--- start Records for this task ---

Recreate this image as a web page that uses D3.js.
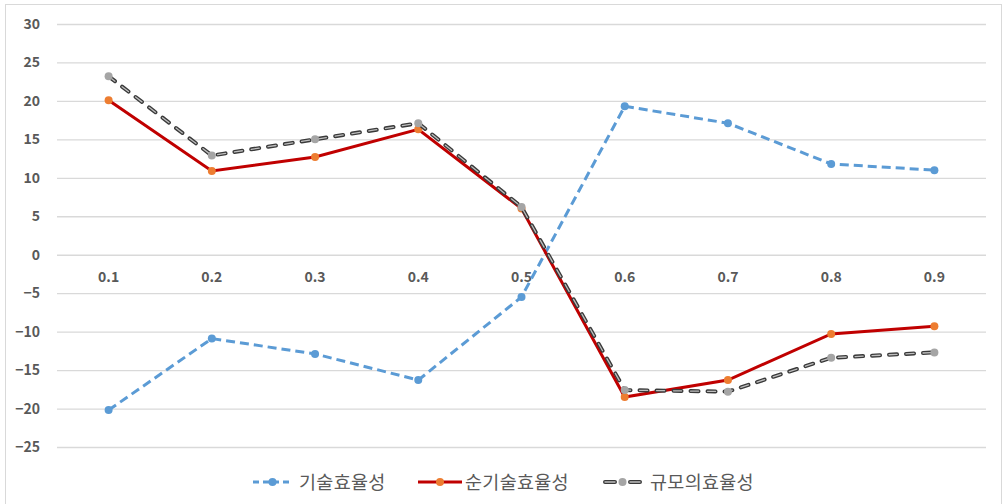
<!DOCTYPE html>
<html>
<head>
<meta charset="utf-8">
<script src="https://cdn.jsdelivr.net/npm/d3@7"></script>
<style>
  html, body { margin: 0; padding: 0; background: #fff; }
  svg { display: block; }
</style>
</head>
<body>
<svg id="chart" width="1003" height="504"></svg>
<script>
// Category labels (horizontal axis)
const categories = ["0.1", "0.2", "0.3", "0.4", "0.5", "0.6", "0.7", "0.8", "0.9"];

// Series values
const techEff = [-20.2, -10.9, -12.9, -16.3, -5.5, 19.3, 17.1, 11.8, 11.0];      // 기술효율성
const pureTechEff = [20.1, 10.9, 12.7, 16.3, 6.0, -18.5, -16.3, -10.3, -9.3];   // 순기술효율성
const scaleEff = [23.2, 12.9, 15.0, 17.1, 6.2, -17.6, -17.8, -13.4, -12.7];     // 규모의효율성

// Vertical axis ticks
const yTicks = [30, 25, 20, 15, 10, 5, 0, -5, -10, -15, -20, -25];

const seriesNames = ["기술효율성", "순기술효율성", "규모의효율성"];

const svg = d3.select("#chart");
const W = 1003, H = 504;
const plot = { left: 57, right: 986, top: 24, bottom: 447 };

const font = "'Noto Sans CJK KR', 'Noto Sans', sans-serif";
const textColor = "#595959";

// Outer frame
svg.append("rect")
  .attr("x", 5.5).attr("y", 4.5)
  .attr("width", W - 7).attr("height", H - 4)
  .attr("fill", "#fff").attr("stroke", "#d9d9d9").attr("stroke-width", 1);

const x = d3.scaleBand().domain(categories).range([plot.left, plot.right]);
const y = d3.scaleLinear().domain([-25, 30]).range([plot.bottom, plot.top]);
const cx = d => x(d) + x.bandwidth() / 2;

// Gridlines
const yAxis = d3.axisLeft(y)
  .tickValues(yTicks)
  .tickSize(-(plot.right - plot.left))
  .tickPadding(17)
  .tickFormat(d3.format("d"));

const gy = svg.append("g")
  .attr("transform", `translate(${plot.left},0)`)
  .call(yAxis);
gy.select(".domain").remove();
gy.selectAll(".tick line").attr("stroke", "#d9d9d9").attr("stroke-width", 1.3);
gy.selectAll(".tick text")
  .attr("fill", textColor)
  .style("font-family", font)
  .style("font-size", "14px")
  .style("font-weight", "bold");

// Category labels sit just under the zero line
const xAxis = d3.axisBottom(x).tickSize(0).tickPadding(17);
const gx = svg.append("g")
  .attr("transform", `translate(0,${y(0)})`)
  .call(xAxis);
gx.select(".domain").remove();
gx.selectAll(".tick text")
  .attr("fill", textColor)
  .style("font-family", font)
  .style("font-size", "14px")
  .style("font-weight", "bold");

const line = d3.line().x((d, i) => cx(categories[i])).y(d => y(d));

// 기술효율성 — blue dashed
svg.append("path")
  .datum(techEff)
  .attr("d", line)
  .attr("fill", "none")
  .attr("stroke", "#5b9bd5")
  .attr("stroke-width", 3)
  .attr("stroke-dasharray", "9,5");
svg.append("g").selectAll("circle")
  .data(techEff).join("circle")
  .attr("cx", (d, i) => cx(categories[i]))
  .attr("cy", d => y(d))
  .attr("r", 4)
  .attr("fill", "#5b9bd5");

// 순기술효율성 — red solid
svg.append("path")
  .datum(pureTechEff)
  .attr("d", line)
  .attr("fill", "none")
  .attr("stroke", "#c00000")
  .attr("stroke-width", 3);
svg.append("g").selectAll("circle")
  .data(pureTechEff).join("circle")
  .attr("cx", (d, i) => cx(categories[i]))
  .attr("cy", d => y(d))
  .attr("r", 4)
  .attr("fill", "#ed7d31");

// 규모의효율성 — dark dashed outline with a light core
svg.append("path")
  .datum(scaleEff)
  .attr("d", line)
  .attr("fill", "none")
  .attr("stroke", "#3a3a3a")
  .attr("stroke-width", 4)
  .attr("stroke-linecap", "round")
  .attr("stroke-dasharray", "8,9");
svg.append("path")
  .datum(scaleEff)
  .attr("d", line)
  .attr("fill", "none")
  .attr("stroke", "#bfbfbf")
  .attr("stroke-width", 1.3)
  .attr("stroke-linecap", "round")
  .attr("stroke-dasharray", "8,9");
svg.append("g").selectAll("circle")
  .data(scaleEff).join("circle")
  .attr("cx", (d, i) => cx(categories[i]))
  .attr("cy", d => y(d))
  .attr("r", 4)
  .attr("fill", "#a5a5a5");

// Legend
const legendY = 482;
const legendItems = [
  { name: seriesNames[0], x0: 253, x1: 292, tx: 299 },
  { name: seriesNames[1], x0: 418, x1: 462, tx: 465 },
  { name: seriesNames[2], x0: 603, x1: 642, tx: 650 }
];
const lg = svg.append("g");

// blue
lg.append("line")
  .attr("x1", legendItems[0].x0).attr("x2", legendItems[0].x1)
  .attr("y1", legendY).attr("y2", legendY)
  .attr("stroke", "#5b9bd5").attr("stroke-width", 3)
  .attr("stroke-dasharray", "6,4");
lg.append("circle")
  .attr("cx", (legendItems[0].x0 + legendItems[0].x1) / 2).attr("cy", legendY)
  .attr("r", 4).attr("fill", "#5b9bd5");

// red
lg.append("line")
  .attr("x1", legendItems[1].x0).attr("x2", legendItems[1].x1)
  .attr("y1", legendY).attr("y2", legendY)
  .attr("stroke", "#c00000").attr("stroke-width", 3);
lg.append("circle")
  .attr("cx", (legendItems[1].x0 + legendItems[1].x1) / 2).attr("cy", legendY)
  .attr("r", 4).attr("fill", "#ed7d31");

// gray/black
lg.append("line")
  .attr("x1", legendItems[2].x0 + 2).attr("x2", legendItems[2].x1 - 2)
  .attr("y1", legendY).attr("y2", legendY)
  .attr("stroke", "#3a3a3a").attr("stroke-width", 4)
  .attr("stroke-linecap", "round")
  .attr("stroke-dasharray", "10,15");
lg.append("line")
  .attr("x1", legendItems[2].x0 + 2).attr("x2", legendItems[2].x1 - 2)
  .attr("y1", legendY).attr("y2", legendY)
  .attr("stroke", "#bfbfbf").attr("stroke-width", 1.3)
  .attr("stroke-linecap", "round")
  .attr("stroke-dasharray", "10,15");
lg.append("circle")
  .attr("cx", (legendItems[2].x0 + legendItems[2].x1) / 2).attr("cy", legendY)
  .attr("r", 4).attr("fill", "#a5a5a5");

lg.selectAll("text")
  .data(legendItems).join("text")
  .attr("x", d => d.tx)
  .attr("y", legendY)
  .attr("dy", "0.36em")
  .attr("fill", textColor)
  .style("font-family", font)
  .style("font-size", "18.5px")
  .style("letter-spacing", "0.3px")
  .text(d => d.name);
</script>
</body>
</html>
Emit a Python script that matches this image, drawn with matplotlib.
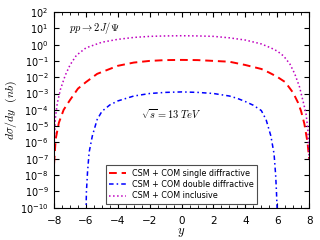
import numpy as np
import matplotlib
matplotlib.use('Agg')
import matplotlib.pyplot as plt
from matplotlib.ticker import MultipleLocator, NullLocator, LogLocator

# rapidity points and d sigma/dy (nb)
y_incl = [-8.0, -7.92, -7.8, -7.6, -7.3, -7.0, -6.6, -6.0, -5.0, -4.0, -3.0, -2.0, -1.0, 0.0,
          1.0, 2.0, 3.0, 4.0, 5.0, 5.6, 6.0, 6.4, 6.8, 7.1, 7.4, 7.6, 7.8, 7.92, 8.0]
ds_incl = [6e-7, 3e-5, 2.5e-4, 1.8e-3, 1.3e-2, 5.6e-2, 0.22, 0.63, 1.4, 2.1, 2.75, 3.2, 3.4, 3.5,
           3.4, 3.2, 2.6, 1.9, 1.1, 0.63, 0.4, 0.2, 0.063, 0.016, 2.5e-3, 4e-4, 6.3e-5, 6.3e-6, 1e-7]

y_single = [-8.0, -7.9, -7.7, -7.4, -7.0, -6.5, -6.0, -5.3, -4.0, -3.0, -2.0, -1.0, 0.0,
            1.0, 2.0, 3.0, 4.0, 5.0, 5.5, 6.0, 6.5, 7.0, 7.3, 7.5, 7.7, 7.9, 8.0]
ds_single = [5e-8, 1.6e-6, 1.6e-5, 1e-4, 4e-4, 2e-3, 5e-3, 1.6e-2, 5e-2, 7.9e-2, 0.1, 0.112, 0.115,
             0.112, 0.1, 0.089, 0.056, 0.032, 0.019, 0.0105, 5e-3, 1.1e-3, 2.8e-4, 8e-5, 1.4e-5, 1e-6, 1e-7]

y_double = [-6.0, -5.97, -5.9, -5.8, -5.6, -5.3, -5.0, -4.5, -4.0, -3.0, -2.0, -1.0, 0.0,
            1.0, 2.0, 3.0, 3.5, 4.0, 4.5, 5.0, 5.3, 5.6, 5.8, 5.9, 5.95, 6.0]
ds_double = [5e-11, 1e-9, 1.6e-8, 2.5e-7, 2.5e-6, 2.5e-5, 8e-5, 2e-4, 3.5e-4, 7e-4, 1e-3, 1.17e-3, 1.25e-3,
             1.17e-3, 1e-3, 7e-4, 5e-4, 3.2e-4, 1.9e-4, 9e-5, 2.5e-5, 2.5e-6, 2e-7, 1e-8, 1e-9, 5e-11]

labels = ['CSM + COM single diffractive', 'CSM + COM double diffractive', 'CSM + COM inclusive']

fig = plt.figure(figsize=(3.2, 2.4), dpi=100)
ax = fig.add_axes([0.169, 0.135, 0.797, 0.815])

ax.semilogy(y_single, ds_single, color='r', linestyle=(0, (4, 2.5)), lw=1.4, label=labels[0])
ax.semilogy(y_double, ds_double, color='b', linestyle=(0, (3, 2, 1, 2)), lw=1.1, label=labels[1])
ax.semilogy(y_incl, ds_incl, color='m', linestyle=':', lw=1.1, label=labels[2])

ax.set_xlim(-8, 8)
ax.set_ylim(1e-10, 1e2)
ax.xaxis.set_major_locator(MultipleLocator(2))
ax.xaxis.set_minor_locator(MultipleLocator(0.5))
ax.yaxis.set_major_locator(LogLocator(base=10, numticks=20))
ax.yaxis.set_minor_locator(NullLocator())
ax.tick_params(which='both', direction='in', top=True, right=True)
ax.tick_params(axis='x', labelsize=7.5, pad=6)
ax.tick_params(axis='y', labelsize=7, pad=4)
ax.tick_params(which='major', length=3.5)
ax.tick_params(which='minor', length=2)

ax.set_xlabel('$y$', fontsize=9, labelpad=0, math_fontfamily='cm')
ax.set_ylabel(r'$d\sigma/dy\ \ (nb)$', fontsize=8.5, labelpad=1, math_fontfamily='cm')

ax.text(0.06, 0.96, r'$pp \rightarrow 2J/\Psi$', transform=ax.transAxes, fontsize=7.5, va='top',
        math_fontfamily='cm')
ax.text(0.34, 0.455, r'$\sqrt{s} = 13\ TeV$', transform=ax.transAxes, fontsize=7.5,
        math_fontfamily='cm')

leg = ax.legend(loc='lower center', bbox_to_anchor=(0.5, 0.0), fontsize=5.8, fancybox=False,
                edgecolor='0.3', framealpha=1, handlelength=2, borderpad=0.4, labelspacing=0.3)
leg.get_frame().set_linewidth(0.8)

fig.savefig('out.png', dpi=100)
plt.close(fig)
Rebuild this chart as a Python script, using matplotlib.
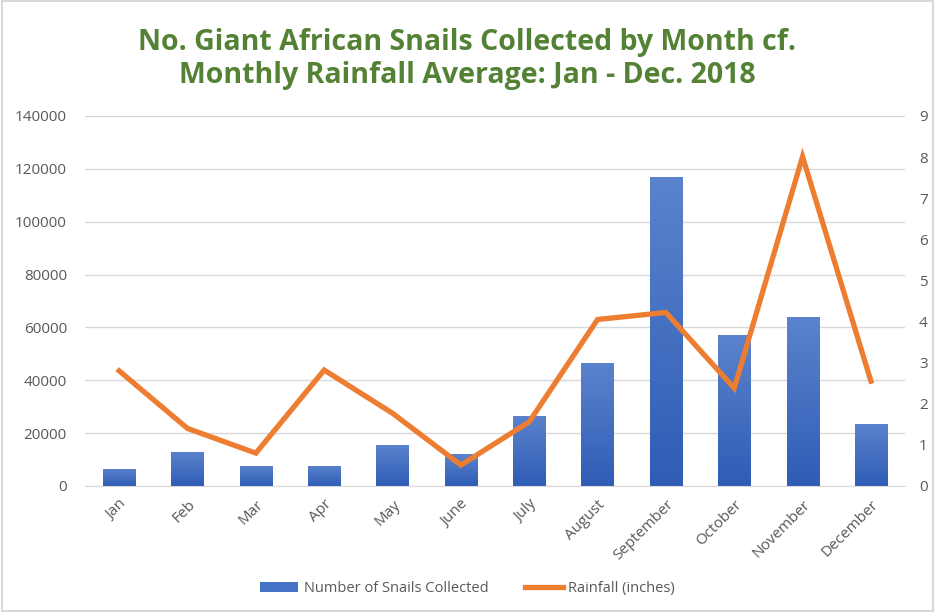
import numpy as np
import matplotlib.pyplot as plt
from matplotlib.patches import Rectangle
from matplotlib.colors import LinearSegmentedColormap

# data
months = ['Jan', 'Feb', 'Mar', 'Apr', 'May', 'June', 'July', 'August',
          'September', 'October', 'November', 'December']
snails = [6300, 13000, 7700, 7700, 15500, 12000, 26600, 46400,
          116800, 57100, 63900, 23500]
rainfall = [2.80, 1.40, 0.80, 2.82, 1.77, 0.51, 1.56, 4.05,
            4.22, 2.38, 8.01, 2.55]
left_ticks = np.arange(0, 140001, 20000)
right_ticks = np.arange(0, 10, 1)

GRAY = '#595959'
GRID = '#D9D9D9'
BLUE = '#4472C4'
ORANGE = '#ED7D31'
GREEN = '#548235'

plt.rcParams['font.family'] = ['Open Sans', 'DejaVu Sans']

fig = plt.figure(figsize=(9.35, 6.12), dpi=100)
ax = fig.add_axes([0.0909, 0.2059, 0.968 - 0.0909, 0.8105 - 0.2059])

x = np.arange(len(months))
w = 0.47

# bars with a vertical gradient (lighter on top)
grad = np.linspace(0, 1, 256).reshape(-1, 1)
cmap = LinearSegmentedColormap.from_list('bl', ['#2F5DB5', '#5B82CD'])
bars = ax.bar(x, snails, width=w, color=BLUE, zorder=2, label='Number of Snails Collected')
for b in bars:
    bx, by = b.get_x(), b.get_y()
    bw, bh = b.get_width(), b.get_height()
    im = ax.imshow(grad, extent=[bx, bx + bw, by, by + bh], origin='lower',
                   aspect='auto', cmap=cmap, zorder=2.1)
    im.set_clip_path(b)

ax.set_xlim(-0.5, len(months) - 0.5)
ax.set_ylim(0, 140000)
ax.set_yticks(left_ticks)
ax.set_yticklabels([str(v) for v in left_ticks])
ax.set_xticks(x)
ax.set_xticklabels(months, rotation=45, ha='right', rotation_mode='anchor')
ax.grid(axis='y', color=GRID, linewidth=1, zorder=0)
ax.set_axisbelow(True)
for s in ['top', 'left', 'right']:
    ax.spines[s].set_visible(False)
ax.spines['bottom'].set_color(GRID)
ax.tick_params(axis='both', length=0, colors=GRAY, labelsize=11)
ax.tick_params(axis='y', pad=13)
ax.tick_params(axis='x', pad=8)

ax2 = ax.twinx()
ax2.plot(x, rainfall, color=ORANGE, linewidth=3.8, solid_joinstyle='miter',
         zorder=3, label='Rainfall (inches)')
ax2.set_ylim(0, 9)
ax2.set_yticks(right_ticks)
for s in ['top', 'left', 'right', 'bottom']:
    ax2.spines[s].set_visible(False)
ax2.tick_params(axis='y', length=0, colors=GRAY, labelsize=11, pad=10)

fig.text(0.5, 0.931, 'No. Giant African Snails Collected by Month cf.',
         ha='center', va='center', fontsize=20.5, fontweight='bold', color=GREEN)
fig.text(0.5, 0.876, 'Monthly Rainfall Average: Jan - Dec. 2018',
         ha='center', va='center', fontsize=20.5, fontweight='bold', color=GREEN)

h1, l1 = ax.get_legend_handles_labels()
h2, l2 = ax2.get_legend_handles_labels()
fig.legend(h1 + h2, l1 + l2, loc='center', bbox_to_anchor=(0.5, 0.038), ncol=2,
           frameon=False, fontsize=10.5, labelcolor=GRAY, handlelength=2.6,
           handleheight=0.6, columnspacing=2.5, handletextpad=0.4)

fig.patches.append(Rectangle((0.002, 0.002), 0.996, 0.996, transform=fig.transFigure,
                             fill=False, edgecolor=GRID, linewidth=1.5))

fig.savefig('out.png', dpi=100)
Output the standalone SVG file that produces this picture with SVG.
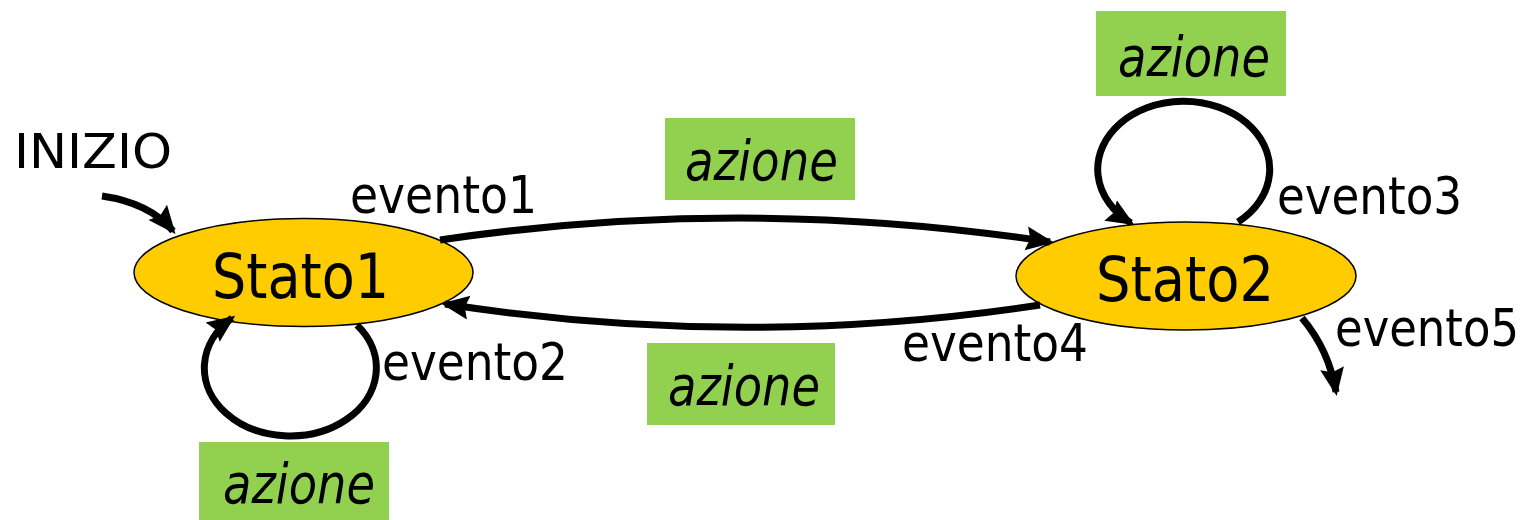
<svg xmlns="http://www.w3.org/2000/svg" width="1535" height="520" viewBox="0 0 1535 520">
  <style>
    .state { fill: #FFCC00; stroke: #000; stroke-width: 1.5; }
    .act { fill: #92D050; }
    .lbl { font-family: "DejaVu Sans", Verdana, sans-serif; font-stretch: condensed; fill: #000; }
    .ev { font-size: 52px; }
    .start { font-size: 48px; }
    .st { font-size: 63px; }
    .az { font-size: 55px; font-style: italic; }
    .edge { fill: none; stroke: #000; stroke-width: 7; marker-end: url(#head); }
  </style>
  <defs>
    <marker id="head" markerUnits="userSpaceOnUse" viewBox="0 0 30 30" markerWidth="30" markerHeight="30" refX="24" refY="15" orient="auto">
      <path d="M0,3 L28,15 L0,27 L4,15 Z" fill="#000"/>
    </marker>
  </defs>

  <g id="stato1">
    <ellipse class="state" cx="303.5" cy="272.5" rx="169.5" ry="54"/>
    <text class="lbl st" x="212" y="298" textLength="177" lengthAdjust="spacingAndGlyphs">Stato1</text>
  </g>
  <g id="stato2">
    <ellipse class="state" cx="1186" cy="276" rx="170" ry="54"/>
    <text class="lbl st" x="1096" y="301" textLength="178" lengthAdjust="spacingAndGlyphs">Stato2</text>
  </g>

  <!-- transitions, drawn over the states so the heads stay visible -->
  <g id="connectors">
    <path class="edge" d="M102,196 Q150,203 173,231"/>
    <path class="edge" d="M440,240 Q745,195 1050,242"/>
    <path class="edge" d="M1040,305 Q745,350 445,304"/>
    <path class="edge" d="M357,325 A86,68 0 1 1 232,318"/>
    <path class="edge" d="M1238,222 A86,68 0 1 0 1131,223"/>
    <path class="edge" d="M1302,318 Q1329,350 1336,392"/>
  </g>

  <g id="labels">
    <text class="lbl start" x="14" y="168" textLength="158" lengthAdjust="spacingAndGlyphs">INIZIO</text>
    <text class="lbl ev" x="350" y="213" textLength="187" lengthAdjust="spacingAndGlyphs">evento1</text>
    <text class="lbl ev" x="382" y="380" textLength="186" lengthAdjust="spacingAndGlyphs">evento2</text>
    <text class="lbl ev" x="1277" y="214" textLength="185" lengthAdjust="spacingAndGlyphs">evento3</text>
    <text class="lbl ev" x="902" y="361" textLength="186" lengthAdjust="spacingAndGlyphs">evento4</text>
    <text class="lbl ev" x="1335" y="346" textLength="184" lengthAdjust="spacingAndGlyphs">evento5</text>
  </g>

  <g id="azione-top">
    <rect class="act" x="665" y="118" width="190" height="82"/>
    <text class="lbl az" x="685" y="180" textLength="153" lengthAdjust="spacingAndGlyphs">azione</text>
  </g>
  <g id="azione-bottom">
    <rect class="act" x="647" y="343" width="188" height="82"/>
    <text class="lbl az" x="668" y="405" textLength="152" lengthAdjust="spacingAndGlyphs">azione</text>
  </g>
  <g id="azione-loop2">
    <rect class="act" x="1096" y="11" width="190" height="85"/>
    <text class="lbl az" x="1118" y="76" textLength="152" lengthAdjust="spacingAndGlyphs">azione</text>
  </g>
  <g id="azione-loop1">
    <rect class="act" x="199" y="442" width="190" height="78"/>
    <text class="lbl az" x="223" y="503" textLength="152" lengthAdjust="spacingAndGlyphs">azione</text>
  </g>
</svg>
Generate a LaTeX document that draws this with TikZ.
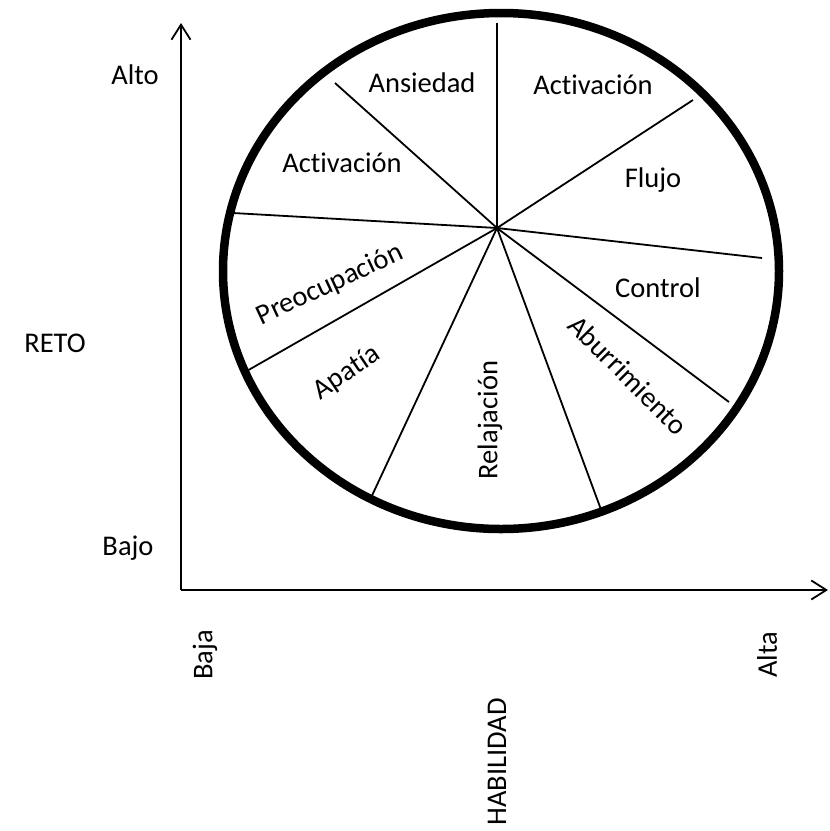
\documentclass[tikz,border=0pt]{standalone}
\usepackage{fontspec}
\setmainfont{Carlito}[Ligatures=NoCommon]
\usetikzlibrary{arrows.meta}
\begin{document}
\begin{tikzpicture}[x=1pt,y=-1pt,
  lbl/.style={font=\fontsize{28.5}{34}\selectfont, inner sep=0pt},
  axisline/.style={line width=1.8pt, -{Straight Barb[length=15pt,width=19pt]}},
  spoke/.style={line width=1.8pt},
  rim/.style={line width=8.5pt}]
\useasboundingbox (0,0) rectangle (830,831);

% axes
\coordinate (O) at (181,590);
\coordinate (ytop) at (181,23);
\coordinate (xend) at (828,590);
\draw[axisline] (O) -- (ytop);
\draw[axisline] (O) -- (xend);

% outer ring
\draw[rim] (501,271) ellipse [x radius=278, y radius=258];

% spokes from the hub
\coordinate (hub) at (497,228);
\coordinate (s1) at (497,23);
\coordinate (s2) at (335,83);
\coordinate (s3) at (233,213);
\coordinate (s4) at (693,100);
\coordinate (s5) at (762,258);
\coordinate (s6) at (729,402);
\coordinate (s7) at (603,515);
\coordinate (s8) at (369,502);
\coordinate (s9) at (245,372);
\foreach \e in {s1,s2,s3,s4,s5,s6,s7,s8,s9}
  \draw[spoke] (hub) -- (\e);

% sector names
\node[lbl] (ans) at (422,83) {Ansiedad};
\node[lbl] (actl) at (342,163) {Activación};
\node[lbl] (actr) at (593,85) {Activación};
\node[lbl] (flu) at (653,180) {Flujo};
\node[lbl] (con) at (658,288) {Control};
\node[lbl, rotate=-45] (abu) at (628,375) {Aburrimiento};
\node[lbl, rotate=90] (rel) at (490,420) {Relajación};
\node[lbl, rotate=34] (apa) at (347,373) {Apatía};
\node[lbl, rotate=25] (pre) at (330,285) {Preocupación};

% axis labels
\node[lbl] (alto) at (135,75) {Alto};
\node[lbl] (reto) at (55,343) {RETO};
\node[lbl] (bajo) at (128,548) {Bajo};
\node[lbl, rotate=90] (baja) at (205,655) {Baja};
\node[lbl, rotate=90] (alta) at (767,655) {Alta};
\node[lbl, rotate=90] (hab) at (497,762) {HABILIDAD};
\end{tikzpicture}
\end{document}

--- end Records for this task ---

> **Stated task**:
Quote, word for word and nothing more, every line from the line with "Generate a LaTeX" to the end of the entries, including both ends; skip any pictures.

> **Response to the task**:
Generate a LaTeX document that draws this with TikZ.
\documentclass[tikz,border=0pt]{standalone}
\usepackage{fontspec}
\setmainfont{Carlito}[Ligatures=NoCommon]
\usetikzlibrary{arrows.meta}
\begin{document}
\begin{tikzpicture}[x=1pt,y=-1pt,
  lbl/.style={font=\fontsize{28.5}{34}\selectfont, inner sep=0pt},
  axisline/.style={line width=1.8pt, -{Straight Barb[length=15pt,width=19pt]}},
  spoke/.style={line width=1.8pt},
  rim/.style={line width=8.5pt}]
\useasboundingbox (0,0) rectangle (830,831);

% axes
\coordinate (O) at (181,590);
\coordinate (ytop) at (181,23);
\coordinate (xend) at (828,590);
\draw[axisline] (O) -- (ytop);
\draw[axisline] (O) -- (xend);

% outer ring
\draw[rim] (501,271) ellipse [x radius=278, y radius=258];

% spokes from the hub
\coordinate (hub) at (497,228);
\coordinate (s1) at (497,23);
\coordinate (s2) at (335,83);
\coordinate (s3) at (233,213);
\coordinate (s4) at (693,100);
\coordinate (s5) at (762,258);
\coordinate (s6) at (729,402);
\coordinate (s7) at (603,515);
\coordinate (s8) at (369,502);
\coordinate (s9) at (245,372);
\foreach \e in {s1,s2,s3,s4,s5,s6,s7,s8,s9}
  \draw[spoke] (hub) -- (\e);

% sector names
\node[lbl] (ans) at (422,83) {Ansiedad};
\node[lbl] (actl) at (342,163) {Activación};
\node[lbl] (actr) at (593,85) {Activación};
\node[lbl] (flu) at (653,180) {Flujo};
\node[lbl] (con) at (658,288) {Control};
\node[lbl, rotate=-45] (abu) at (628,375) {Aburrimiento};
\node[lbl, rotate=90] (rel) at (490,420) {Relajación};
\node[lbl, rotate=34] (apa) at (347,373) {Apatía};
\node[lbl, rotate=25] (pre) at (330,285) {Preocupación};

% axis labels
\node[lbl] (alto) at (135,75) {Alto};
\node[lbl] (reto) at (55,343) {RETO};
\node[lbl] (bajo) at (128,548) {Bajo};
\node[lbl, rotate=90] (baja) at (205,655) {Baja};
\node[lbl, rotate=90] (alta) at (767,655) {Alta};
\node[lbl, rotate=90] (hab) at (497,762) {HABILIDAD};
\end{tikzpicture}
\end{document}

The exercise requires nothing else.